In St. Paul, the city’s municipal code indicates that all per diems and expense reimbursements related to service on public committees must be set by the city council, but it doesn’t spell out specific rates. Members who do not receive per diems can get their parking reimbursed at the city’s downtown convention center ramp.

John Wurm, a membership and communications director with the Minnesota Council of Nonprofits, said his organization does not formally compensate members of its board of directors beyond conference registrations and other expense reimbursements.

“While the vast majority of nonprofit boards do not currently directly compensate board members, I do believe there is a slight upswell in the concept,” said Wurm, in an email. “That may be an interesting question to be asking them moving forward.”

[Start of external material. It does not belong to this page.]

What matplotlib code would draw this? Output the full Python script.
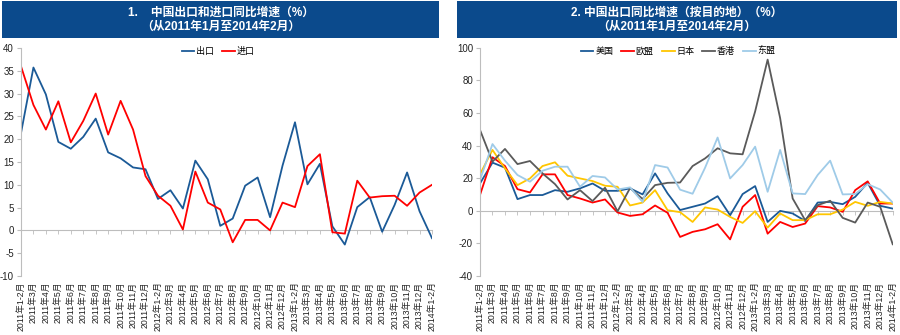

Questions over compensation have sometimes dogged boards that otherwise might fly under the radar, such as the now-defunct board of the Ramsey County Conservation District. The county’s equivalent of an elected soil and water board disbanded in 2018 after intense infighting, including disagreements over unfulfilled requests from a board member who waged a nine-year campaign to be compensated $75 per meeting, to no avail.

In the case of the Met Council’s Transportation Equity Policy group, the work group will advise a team of professional consultants over the course of two years, so the $175 in reimbursement for every two-hour monthly meeting adds up to about $44 per hour after accounting for prep time.

“This is not volunteer work; the work requires a level of expertise that demands being compensated,” reads an unsigned written statement from Met Council staff. “We value the expertise, knowledge and lived experience of the participants on this group and value their time and their contribution to understanding a challenging and complex system — transportation.”